* [Instructions to follow]: Leaving out every picture, retype the lines below from the top through the one that contains "y_ticks = [140, 200, 260, 320, 380, 460]".

:::::

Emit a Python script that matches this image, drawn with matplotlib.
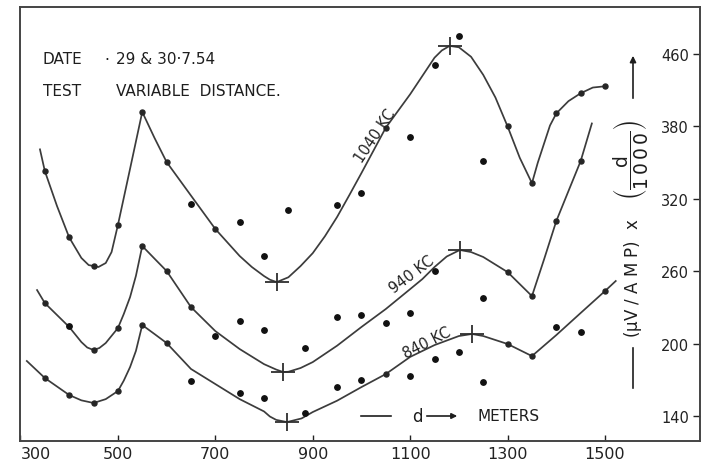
import numpy as np
import matplotlib
matplotlib.use("Agg")
import matplotlib.pyplot as plt
from matplotlib.path import Path

# ---------------- data ----------------
x_ticks = [300, 500, 700, 900, 1100, 1300, 1500]
y_ticks = [140, 200, 260, 320, 380, 460]

# 1040 KC smooth curve trace
x_1040 = [340, 350, 375, 400, 425, 440, 450, 460, 475, 487, 500, 525, 550, 575, 600,
          650, 700, 750, 775, 800, 812, 826, 850, 875, 900, 925, 950, 975, 1000, 1050,
          1100, 1150, 1165, 1181, 1200, 1225, 1250, 1275, 1300, 1325, 1350, 1362, 1375,
          1387, 1400, 1425, 1450, 1475, 1500]
y_1040 = [361, 343, 314, 288, 271, 265.1, 264.3, 263.5, 266.8, 275.9, 298.3, 345, 396,
          370.6, 350.5, 322.7, 295, 272.6, 263.5, 256, 253, 251, 255, 264.3, 275, 289,
          305, 323, 341.4, 379, 415.6, 456, 464, 469, 467.5, 457, 437, 412, 380, 354,
          333, 350, 366, 381, 394.4, 408, 416.7, 423, 424.4]
marks_1040 = [350, 400, 450, 500, 550, 600, 700, 1050, 1300, 1350, 1400, 1450, 1500]
pts_x_1040 = [650, 750, 800, 850, 950, 1000, 1100, 1150, 1200, 1250]
pts_y_1040 = [315.7, 300.8, 272.6, 310.7, 314.9, 324.8, 371.2, 447.8, 480, 351.3]

# 940 KC
x_940 = [334, 350, 400, 425, 437, 450, 462, 475, 500, 512, 525, 537, 550, 575, 600,
         650, 700, 750, 800, 825, 839, 850, 875, 900, 950, 1000, 1050, 1100, 1125,
         1150, 1175, 1202, 1225, 1250, 1300, 1350, 1375, 1400, 1425, 1450, 1473]
y_940 = [244.4, 233.6, 213.8, 201.3, 196.8, 194.7, 196.4, 200.5, 212.9, 224.5, 238.6,
         256.2, 280.9, 270.5, 260.2, 230.3, 210.4, 195.5, 183, 178.5, 176.5, 176.7,
         179.8, 184.7, 198.3, 213.8, 228.7, 245.2, 253.5, 263.5, 272.2, 277.6, 275.9,
         271.8, 259.3, 239.4, 270, 301.6, 326.5, 351.3, 383.3]
marks_940 = [350, 450, 500, 550, 600, 650, 1300, 1350, 1400, 1450]
pts_x_940 = [400, 700, 750, 800, 885, 950, 1000, 1050, 1100, 1150, 1250]
pts_y_940 = [214.6, 206.3, 218.7, 211.3, 196.4, 222, 223.7, 217, 225.4, 260.2, 237.8]

# 840 KC
x_840 = [313, 350, 400, 425, 450, 475, 500, 512, 525, 537, 550, 575, 600, 650, 700,
         750, 800, 812, 825, 847, 877, 900, 950, 1000, 1050, 1100, 1150, 1200, 1227,
         1250, 1300, 1350, 1400, 1450, 1500, 1522]
y_840 = [185.6, 171.5, 157.4, 153, 150.8, 154, 160.7, 169.3, 180.6, 194, 215.4, 208,
         200.5, 179, 166.5, 154, 143.8, 139.6, 136.8, 135, 138, 143.3, 152.7, 164, 174.8,
         189, 198.8, 206.3, 208, 206.3, 199.7, 189.7, 207.1, 225.4, 243.6, 251.9]
marks_840 = [350, 400, 450, 500, 550, 600, 1050, 1300, 1350, 1500]
pts_x_840 = [650, 750, 800, 885, 950, 1000, 1100, 1150, 1200, 1250, 1400, 1450]
pts_y_840 = [169, 159, 155, 142.5, 164, 169.8, 173, 187, 193, 168.2, 213.8, 209.6]

# extreme points marked with crosses
cross_x = [826, 1181, 839, 1202, 847, 1227]
cross_y = [251, 469, 176.5, 277.6, 135, 208]

curve_labels = ["1040 KC", "940 KC", "840 KC"]

# ---------------- figure ----------------
W, H = 708, 464
fig = plt.figure(figsize=(W / 100, H / 100), dpi=100)
AX_L, AX_R, AX_T, AX_B = 20, 700, 8, 442
ax = fig.add_axes([AX_L / W, (H - AX_B) / H, (AX_R - AX_L) / W, (AX_B - AX_T) / H])


def fwd(v):
    v = np.asarray(v, float)
    return np.where(v <= 380, (v - 140) / 60.0, 4 + (v - 380) / 80.0)


def inv(u):
    u = np.asarray(u, float)
    return np.where(u <= 4, 140 + 60.0 * u, 380 + 80.0 * (u - 4))


ax.set_yscale("function", functions=(fwd, inv))
ax.set_xlim(299, 1695)
ax.set_ylim(119.3, 512)

LINE = "#3c3c3c"
DOT = "#111111"

cross_marker = Path([(-1, 0), (1, 0), (0, -0.75), (0, 0.75)],
                    [Path.MOVETO, Path.LINETO, Path.MOVETO, Path.LINETO])

for xs, ys, mk, px, py in [(x_1040, y_1040, marks_1040, pts_x_1040, pts_y_1040),
                           (x_940, y_940, marks_940, pts_x_940, pts_y_940),
                           (x_840, y_840, marks_840, pts_x_840, pts_y_840)]:
    ax.plot(xs, ys, color=LINE, lw=1.25, solid_joinstyle="round", zorder=2)
    my = np.interp(mk, xs, ys)
    ax.plot(mk, my, "o", ms=3.6, color="#262626", zorder=3)
    ax.plot(px, py, "o", ms=3.9, color=DOT, zorder=3)

ax.plot(cross_x, cross_y, ls="none", marker=cross_marker, ms=17, mew=1.3,
        color="#2e2e2e", zorder=4)

# curve labels
lab_pos = [(1028, 373, 56), (1103, 257.5, 37), (1134, 201, 27)]
for lab, (lx, ly, rot) in zip(curve_labels, lab_pos):
    ax.text(lx, ly, lab, rotation=rot, rotation_mode="anchor", ha="center",
            va="center", fontsize=10.5, color="#222222")

# ticks
ax.set_xticks(x_ticks)
ax.set_xticklabels([str(v) for v in x_ticks])
ax.set_yticks(y_ticks)
ax.set_yticklabels([str(v) for v in y_ticks])
ax.yaxis.set_minor_locator(matplotlib.ticker.NullLocator())
ax.xaxis.set_minor_locator(matplotlib.ticker.NullLocator())
ax.yaxis.tick_right()
ax.tick_params(axis="x", direction="in", length=4, width=1, pad=3.5,
               labelsize=11.5, colors="#222222")
ax.tick_params(axis="y", direction="in", length=5, width=1, pad=-8,
               labelsize=10.5, colors="#222222")
for t in ax.get_yticklabels():
    t.set_horizontalalignment("right")
ax.get_xticklabels()[0].set_horizontalalignment("left")

for s in ax.spines.values():
    s.set_color("#444444")
    s.set_linewidth(1.4)


def fx(px):
    return (px - AX_L) / (AX_R - AX_L)


def fy(py):
    return (AX_B - py) / (AX_B - AX_T)


T = ax.transAxes
TXT = "#1e1e1e"
ax.text(fx(43), fy(59), "DATE", transform=T, fontsize=11, va="center", color=TXT)
ax.text(fx(104), fy(60), "·", transform=T, fontsize=11, va="center", color=TXT)
ax.text(fx(116), fy(59), "29 & 30·7.54", transform=T, fontsize=11, va="center", color=TXT)
ax.text(fx(43), fy(92), "TEST", transform=T, fontsize=11, va="center", color=TXT)
ax.text(fx(116), fy(92), "VARIABLE  DISTANCE.", transform=T, fontsize=11, va="center",
        color=TXT)

# distance arrow
ax.annotate("", xy=(fx(394), fy(417)), xytext=(fx(358), fy(417)), xycoords=T,
            textcoords=T, arrowprops=dict(arrowstyle="-", lw=1.2, color=TXT))
ax.text(fx(417), fy(417), "d", transform=T, fontsize=12, ha="center", va="center",
        color=TXT)
ax.annotate("", xy=(fx(460), fy(417)), xytext=(fx(424), fy(417)), xycoords=T,
            textcoords=T, arrowprops=dict(arrowstyle="-|>", lw=1.2, color=TXT,
                                          mutation_scale=8))
ax.text(fx(477), fy(417), "METERS", transform=T, fontsize=11, ha="left", va="center",
        color=TXT)

# right-hand quantity label
ax.annotate("", xy=(fx(633), fy(346)), xytext=(fx(633), fy(392)), xycoords=T,
            textcoords=T, arrowprops=dict(arrowstyle="-", lw=1.2, color=TXT))
ax.text(fx(633), fy(289), r"$($" + "μV / A M P" + r"$)$",
        transform=T, rotation=90, ha="center", va="center", fontsize=12, color=TXT)
ax.text(fx(633), fy(224), "x", transform=T, rotation=90, ha="center", va="center",
        fontsize=12, color=TXT)
ax.text(fx(631), fy(160),
        r"$\left(\dfrac{\mathrm{d}}{1\,0\,0\,0}\right)$",
        transform=T, rotation=90, ha="center", va="center", fontsize=13.5, color=TXT)
ax.annotate("", xy=(fx(633), fy(54)), xytext=(fx(633), fy(102)), xycoords=T,
            textcoords=T, arrowprops=dict(arrowstyle="-|>", lw=1.2, color=TXT,
                                          mutation_scale=9))

fig.savefig("out.png", dpi=100, facecolor="white")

:::::

* [Correct result]:
Emit a Python script that matches this image, drawn with matplotlib.
import numpy as np
import matplotlib
matplotlib.use("Agg")
import matplotlib.pyplot as plt
from matplotlib.path import Path

# ---------------- data ----------------
x_ticks = [300, 500, 700, 900, 1100, 1300, 1500]
y_ticks = [140, 200, 260, 320, 380, 460]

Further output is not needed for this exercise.